Hedge Trimming
Wow, I think the whole world is hedge trimming at the moment. Now (late summer, early autumn) is the time to cut back your conifers and beech hedges and all that, which in my garden is most of the hedging. I cut the privet last week, it should have had more cuts over the summer, but it has had to get away with just the one. I didn't want to disturb it in early summer because of all the birds.
Today I did one of the beech hedges and also a yew which isn't a hedge but a big bush by the bird feeders. Sometimes the sparrowhawk lurks in the bush waiting to pounce on the little birds, but it gives the birds refuge most of the time and a sneaky way of approaching the feeders.

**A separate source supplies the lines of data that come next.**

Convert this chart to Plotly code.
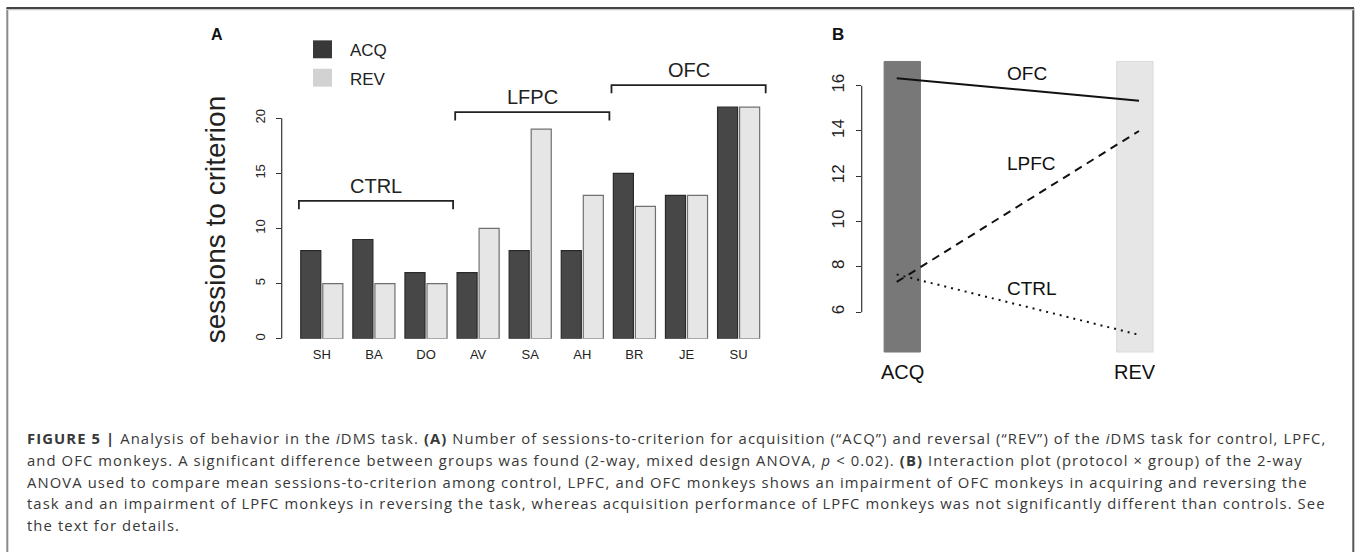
import plotly.graph_objects as go

# ---------------- data ----------------
monkeys = ["SH", "BA", "DO", "AV", "SA", "AH", "BR", "JE", "SU"]
acq = [8, 9, 6, 6, 8, 8, 15, 13, 21]
rev = [5, 5, 5, 10, 19, 13, 12, 13, 21]
group_names = ["CTRL", "LFPC", "OFC"]
group_members = [["SH", "BA", "DO"], ["AV", "SA", "AH"], ["BR", "JE", "SU"]]
group_bracket_y = [12.5, 20.55, 23.0]
a_yticks = [0, 5, 10, 15, 20]

protocols = ["ACQ", "REV"]
line_groups = ["OFC", "LPFC", "CTRL"]
line_group_src = ["OFC", "LFPC", "CTRL"]
b_yticks = [6, 8, 10, 12, 14, 16]

# ---------------- geometry helpers ----------------
W, H = 1358, 552
def fx(px):
    return px / W
def fy(py):
    return 1 - py / H

FONT = "Liberation Sans, Arial, sans-serif"
ACQ_FILL, REV_FILL = "#474747", "#e6e6e6"

fig = go.Figure()

# ---------- panel A: grouped bars ----------
fig.add_trace(go.Bar(x=monkeys, y=acq, name="ACQ", marker=dict(color=ACQ_FILL, line=dict(color="#2a2a2a", width=1.2)),
                     xaxis="x", yaxis="y", showlegend=False))
fig.add_trace(go.Bar(x=monkeys, y=rev, name="REV", marker=dict(color=REV_FILL, line=dict(color="#707070", width=1.2)),
                     xaxis="x", yaxis="y", showlegend=False))

# A axis scale: category 0 at 321.8px, 52.1 px per category
ax_left, ax_right = 281.7, 790
x0c, dxc = 321.8, 52.1
a_xrange = [(ax_left - x0c) / dxc, (ax_right - x0c) / dxc]
a_ybot, a_ypx_per = 340, 11.07
a_ytop_val = 25
a_ytop_px = a_ybot - a_ytop_val * a_ypx_per

# ---------- panel B: interaction plot ----------
b_left, b_right = 861.7, 1180
bx1, bx_per = 896.7, 242.3
b_xrange = [1 - (bx1 - b_left) / bx_per, 2 + (b_right - (bx1 + bx_per)) / bx_per]
b_y16, b_ypx_per = 86, 22.73
b_top_px, b_bot_px = 50, 360
b_yrange = [16 - (b_bot_px - b_y16) / b_ypx_per, 16 + (b_y16 - b_top_px) / b_ypx_per]
band_lo, band_hi = 4.24, 17.07
band_offsets = [-0.052, -0.092]
band_width = 0.15

fig.add_trace(go.Bar(x=[1, 2], y=[band_hi - band_lo] * 2, base=band_lo, width=band_width, offset=band_offsets,
                     marker=dict(color=["#787878", "#e6e6e6"], line=dict(color=["#787878", "#dadada"], width=1)),
                     xaxis="x2", yaxis="y2", showlegend=False, hoverinfo="skip"))

idx = {m: i for i, m in enumerate(monkeys)}
def mean(vals):
    return sum(vals) / len(vals)
dash_styles = {"OFC": "solid", "LPFC": "8px,6px", "CTRL": "2px,5px"}
for g, src in zip(line_groups, line_group_src):
    mem = group_members[group_names.index(src)]
    ys = [mean([acq[idx[m]] for m in mem]), mean([rev[idx[m]] for m in mem])]
    fig.add_trace(go.Scatter(x=[1, 2], y=ys, mode="lines", line=dict(color="#111111", width=2, dash=dash_styles[g]),
                             xaxis="x2", yaxis="y2", showlegend=False))

shapes = []
annotations = []

# border of the figure box
shapes.append(dict(type="line", xref="paper", yref="paper", x0=fx(7.3), x1=fx(7.3), y0=fy(8), y1=fy(560),
                   line=dict(color="#8a8a8a", width=2)))
shapes.append(dict(type="line", xref="paper", yref="paper", x0=fx(1353.3), x1=fx(1353.3), y0=fy(8), y1=fy(560),
                   line=dict(color="#555555", width=2)))
shapes.append(dict(type="line", xref="paper", yref="paper", x0=fx(6.5), x1=fx(1354), y0=fy(9.5), y1=fy(9.5),
                   line=dict(color="#c8c8c8", width=1.5)))
shapes.append(dict(type="line", xref="paper", yref="paper", x0=fx(6.5), x1=fx(1354), y0=fy(8), y1=fy(8),
                   line=dict(color="#444444", width=2)))

# A y-axis line (0..20)
shapes.append(dict(type="line", xref="x domain", yref="y", x0=0, x1=0, y0=a_yticks[0], y1=a_yticks[-1],
                   line=dict(color="#333333", width=1.2)))
# B y-axis line (6..16)
shapes.append(dict(type="line", xref="x2 domain", yref="y2", x0=0, x1=0, y0=b_yticks[0], y1=b_yticks[-1],
                   line=dict(color="#333333", width=1.2)))

# group brackets in panel A
tick_drop = 0.75
for gname, mem, by in zip(group_names, group_members, group_bracket_y):
    i0, i1 = idx[mem[0]], idx[mem[-1]]
    xs0 = i0 - 0.44
    xs1 = i1 + 0.52
    shapes.append(dict(type="path", xref="x", yref="y",
                       path=f"M {xs0},{by - tick_drop} L {xs0},{by} L {xs1},{by} L {xs1},{by - tick_drop}",
                       line=dict(color="#222222", width=1.8)))
    annotations.append(dict(x=(xs0 + xs1) / 2, y=by, xref="x", yref="y", yshift=15, text=gname, showarrow=False,
                            font=dict(family=FONT, size=20, color="#222222"), xanchor="center", yanchor="middle"))

# panel letters
annotations.append(dict(x=fx(217), y=fy(35), xref="paper", yref="paper", text="<b>A</b>", showarrow=False,
                        font=dict(family=FONT, size=16, color="#111111"), xanchor="center", yanchor="middle"))
annotations.append(dict(x=fx(838), y=fy(35), xref="paper", yref="paper", text="<b>B</b>", showarrow=False,
                        font=dict(family=FONT, size=17, color="#111111"), xanchor="center", yanchor="middle"))

# custom legend in panel A
for lab, col, cy in [("ACQ", "#383838", 49.5), ("REV", "#d2d2d2", 78)]:
    shapes.append(dict(type="rect", xref="paper", yref="paper", x0=fx(313), x1=fx(332), y0=fy(cy - 9), y1=fy(cy + 9),
                       fillcolor=col, line=dict(width=0)))
    annotations.append(dict(x=fx(348), y=fy(cy + 1.5), xref="paper", yref="paper", text=lab, showarrow=False,
                            font=dict(family=FONT, size=17, color="#222222"), xanchor="left", yanchor="middle"))

# A y-axis title
annotations.append(dict(x=fx(215), y=fy(221), xref="paper", yref="paper", text="sessions to criterion",
                        textangle=-90, showarrow=False, font=dict(family=FONT, size=28, color="#222222"),
                        xanchor="center", yanchor="middle"))

# B protocol labels under the bands
for i, p in enumerate(protocols):
    cx = (i + 1) + band_offsets[i] + band_width / 2
    annotations.append(dict(x=cx, y=fy(373), xref="x2", yref="paper", text=p, showarrow=False,
                            font=dict(family=FONT, size=20, color="#111111"), xanchor="center", yanchor="middle"))

# B line labels
for g, lx, ly in [("OFC", 1.538, 16.56), ("LPFC", 1.558, 12.56), ("CTRL", 1.558, 7.03)]:
    annotations.append(dict(x=lx, y=ly, xref="x2", yref="y2", text=g, showarrow=False,
                            font=dict(family=FONT, size=19, color="#111111"), xanchor="center", yanchor="middle"))

# caption
caption_lines = [
    "<b>FIGURE 5 |</b> Analysis of behavior in the <i>i</i>DMS task. <b>(A)</b> Number of sessions-to-criterion for acquisition (“ACQ”) and reversal (“REV”) of the <i>i</i>DMS task for control, LPFC,",
    "and OFC monkeys. A significant difference between groups was found (2-way, mixed design ANOVA, <i>p</i> &lt; 0.02). <b>(B)</b> Interaction plot (protocol × group) of the 2-way",
    "ANOVA used to compare mean sessions-to-criterion among control, LPFC, and OFC monkeys shows an impairment of OFC monkeys in acquiring and reversing the",
    "task and an impairment of LPFC monkeys in reversing the task, whereas acquisition performance of LPFC monkeys was not significantly different than controls. See",
    "the text for details.",
]
for k, line in enumerate(caption_lines):
    annotations.append(dict(x=fx(25), y=fy(440 + 21.7 * k), xref="paper", yref="paper",
                            text=f'<span style="letter-spacing:1.1px">{line}</span>', showarrow=False,
                            font=dict(family="Open Sans, sans-serif", size=14.8, color="#383838"),
                            xanchor="left", yanchor="middle", align="left"))

fig.update_layout(
    width=W, height=H, margin=dict(l=0, r=0, t=0, b=0),
    paper_bgcolor="white", plot_bgcolor="white",
    barmode="group", bargap=0.154, bargroupgap=0.09,
    xaxis=dict(domain=[fx(ax_left), fx(ax_right)], range=a_xrange, anchor="y", showgrid=False, zeroline=False,
               showline=False, ticks="", tickfont=dict(family=FONT, size=13, color="#222222"), ticklabelstandoff=6,
               fixedrange=True),
    yaxis=dict(domain=[fy(a_ybot), fy(a_ytop_px)], range=[0, a_ytop_val], anchor="x", showgrid=False, zeroline=False,
               showline=False, tickvals=a_yticks, ticks="outside", ticklen=5, tickcolor="#333333", tickwidth=1.2,
               tickangle=-90, tickfont=dict(family=FONT, size=13, color="#222222"), ticklabelstandoff=6),
    xaxis2=dict(domain=[fx(b_left), fx(b_right)], range=b_xrange, anchor="y2", showgrid=False, zeroline=False,
                showline=False, showticklabels=False, ticks=""),
    yaxis2=dict(domain=[fy(b_bot_px), fy(b_top_px)], range=b_yrange, anchor="x2", showgrid=False, zeroline=False,
                showline=False, tickvals=b_yticks, ticks="outside", ticklen=5, tickcolor="#333333", tickwidth=1.2,
                tickangle=-90, tickfont=dict(family=FONT, size=17, color="#222222"), ticklabelstandoff=5),
    shapes=shapes, annotations=annotations,
)

fig.write_html("out.html")
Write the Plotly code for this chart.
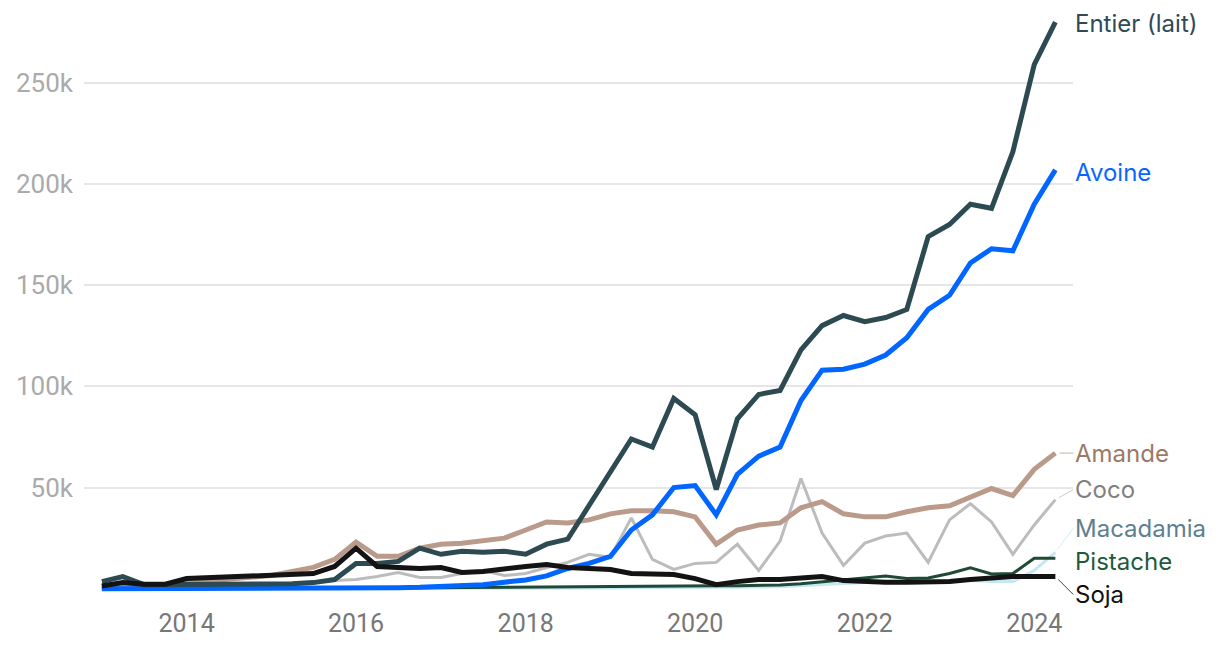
import pandas as pd
import plotly.graph_objects as go

# Quarterly dates 2013-Q1 .. 2024-Q2
dates = pd.date_range("2013-01-01", periods=46, freq="QS")

entier = [3500, 6000, 2000, 2000, 2000, 2000, 2000, 2500, 2500, 2500,
          3000, 4500, 12500, 12500, 13500, 20000, 17000, 18500, 18000, 18500,
          17000, 22000, 24500, 41000, 57000, 74000, 70000, 94000, 86000, 49000,
          84000, 96000, 98000, 118000, 130000, 135000, 132000, 134000, 138000, 174000,
          180000, 190000, 188000, 216000, 259000, 280000]
avoine = [0, 0, 0, 0, 0, 0, 0, 0, 0, 0,
          0, 200, 300, 400, 500, 700, 1000, 1500, 2000, 3200,
          4300, 6300, 10000, 12500, 16000, 29000, 36500, 50000, 51000, 36500,
          56500, 65500, 70000, 93000, 108000, 108500, 111000, 115500, 124000, 138000,
          145000, 161000, 168000, 167000, 190000, 207000]
amande = [1000, 1000, 1500, 2000, 3000, 4000, 5000, 5500, 6500, 8500,
          10500, 14500, 23000, 16000, 16000, 20000, 22000, 22500, 23500, 25000,
          29000, 33000, 32500, 34000, 37000, 38500, 38500, 38000, 35500, 22000,
          29000, 31500, 32500, 40000, 43000, 37000, 35500, 35500, 38000, 40000,
          41000, 45000, 49500, 46000, 59000, 67000]
coco = [1000, 1000, 1000, 1000, 1500, 1500, 2000, 2000, 2000, 2500,
        3000, 4000, 4500, 6000, 8000, 5500, 5500, 7500, 9000, 6500,
        7500, 10500, 13000, 17000, 15500, 35000, 14500, 9500, 12500, 13000,
        22000, 9000, 23500, 54500, 27500, 11500, 22500, 26000, 27500, 13000,
        34000, 42000, 33000, 17000, 31500, 44000]
macadamia = [0, 0, 0, 0, 0, 0, 0, 0, 0, 0,
             0, 0, 0, 0, 0, 0, 300, 300, 300, 300,
             300, 300, 300, 300, 300, 500, 500, 600, 700, 700,
             800, 800, 1000, 1500, 2000, 2500, 3000, 3000, 3500, 3500,
             4000, 4000, 3500, 3500, 9000, 18000]
pistache = [200, 200, 200, 200, 200, 200, 200, 200, 200, 200,
            200, 200, 300, 300, 400, 400, 500, 600, 700, 800,
            900, 1000, 1000, 1100, 1200, 1300, 1300, 1400, 1500, 1500,
            1500, 1500, 1800, 2500, 3500, 4500, 5500, 6300, 5000, 5300,
            7500, 10300, 7300, 7500, 15000, 15000]
soja = [1300, 3000, 2200, 2200, 5000, 5500, 5500, 6000, 6500, 7000,
        7500, 11000, 20000, 11000, 10500, 10000, 10500, 8000, 8500, 10000,
        11000, 12000, 10500, 10000, 9500, 7500, 7500, 7000, 5000, 2000,
        3500, 4500, 4500, 5500, 6000, 4000, 3500, 3200, 3200, 3500,
        3500, 4500, 5500, 6000, 6000, 6000]

names = ["Entier (lait)", "Avoine", "Amande", "Coco", "Macadamia", "Pistache", "Soja"]
series = [entier, avoine, amande, coco, macadamia, pistache, soja]

y_tickvals = [50000, 100000, 150000, 200000, 250000]
y_ticktext = ["50k", "100k", "150k", "200k", "250k"]
x_tickvals = ["2014-01-01", "2016-01-01", "2018-01-01", "2020-01-01", "2022-01-01", "2024-01-01"]
x_ticktext = ["2014", "2016", "2018", "2020", "2022", "2024"]

# styles
line_colors = {"Entier (lait)": "#2d4a53", "Avoine": "#0066ff", "Amande": "#ba9a8a",
               "Coco": "#bcbcbc", "Macadamia": "#c6e7f5", "Pistache": "#1f4a36",
               "Soja": "#131313"}
label_colors = {"Entier (lait)": "#2f4a55", "Avoine": "#0a66ff", "Amande": "#9c7966",
                "Coco": "#808080", "Macadamia": "#5f7f8d", "Pistache": "#1e5a3c",
                "Soja": "#111111"}
widths = {"Entier (lait)": 5, "Avoine": 5, "Amande": 5, "Coco": 3,
          "Macadamia": 3, "Pistache": 3, "Soja": 5}
label_dy = {"Entier (lait)": 1, "Avoine": 3, "Amande": 0, "Coco": -10,
            "Macadamia": -24, "Pistache": 3, "Soja": 18}
show_conn = {"Entier (lait)": False, "Avoine": False, "Amande": True, "Coco": True,
             "Macadamia": True, "Pistache": False, "Soja": True}
draw_order = ["Macadamia", "Pistache", "Coco", "Amande", "Avoine", "Entier (lait)", "Soja"]

data = dict(zip(names, series))

fig = go.Figure()
for n in draw_order:
    fig.add_trace(go.Scatter(
        x=dates, y=data[n], mode="lines", name=n,
        line=dict(color=line_colors[n], width=widths[n]),
        hoverinfo="skip", showlegend=False))

for n in names:
    fig.add_annotation(
        x=dates[-1], y=data[n][-1], xref="x", yref="y",
        text=n, showarrow=True, ax=18, ay=label_dy[n],
        axref="pixel", ayref="pixel",
        xanchor="left", yanchor="middle",
        arrowhead=0, arrowwidth=0.8, standoff=4,
        arrowcolor=line_colors[n] if show_conn[n] else "rgba(0,0,0,0)",
        font=dict(family="Inter, Roboto, sans-serif", size=24, color=label_colors[n]))

# the page body adds an 8px margin around the figure
fig.update_layout(
    width=1204, height=632,
    margin=dict(l=76, r=139, t=2, b=35),
    plot_bgcolor="white", paper_bgcolor="white",
    xaxis=dict(range=["2012-10-16", "2024-06-16"], showgrid=False, zeroline=False,
               showline=False, ticks="", tickvals=x_tickvals, ticktext=x_ticktext,
               tickfont=dict(family="Roboto, sans-serif", size=25, color="#777777"),
               ticklabelstandoff=8),
    yaxis=dict(range=[-4600, 286000], showgrid=True, gridcolor="#e6e6e6", gridwidth=2,
               zeroline=False, showline=False, ticks="",
               tickvals=y_tickvals, ticktext=y_ticktext,
               tickfont=dict(family="Roboto, sans-serif", size=26, color="#aaaaaa"),
               ticklabelstandoff=10),
)

fig.write_html("out.html")
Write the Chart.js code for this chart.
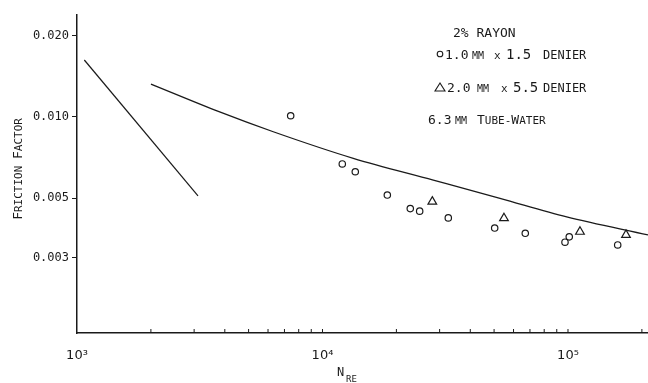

We had to go to the dump later with many of the cuttings (some from the last few weeks!) and the household refuse site (to give it it's more formal name!) was teeming with people with sackfuls and armfuls of the stuff, so obviously everyone is hedge trimming now.
Some of the leylandii are too high for me to reach. They don't belong to me but to neighbours so I hope that isn't going to lead to trouble in the future. None of them encroach on our light as such although one is out to the east of us so could eventually obscure the morning sun. It wouldn't be such a bad thing as we get blinded by it in the conservatory of a spring morning, but having said that we do like to see some sky and birds in that direction. The neighbour who owns that leylandii is never there so it is difficult to talk to him. He seems like a nice enough chap but if he isn't there it is hard to know what to do.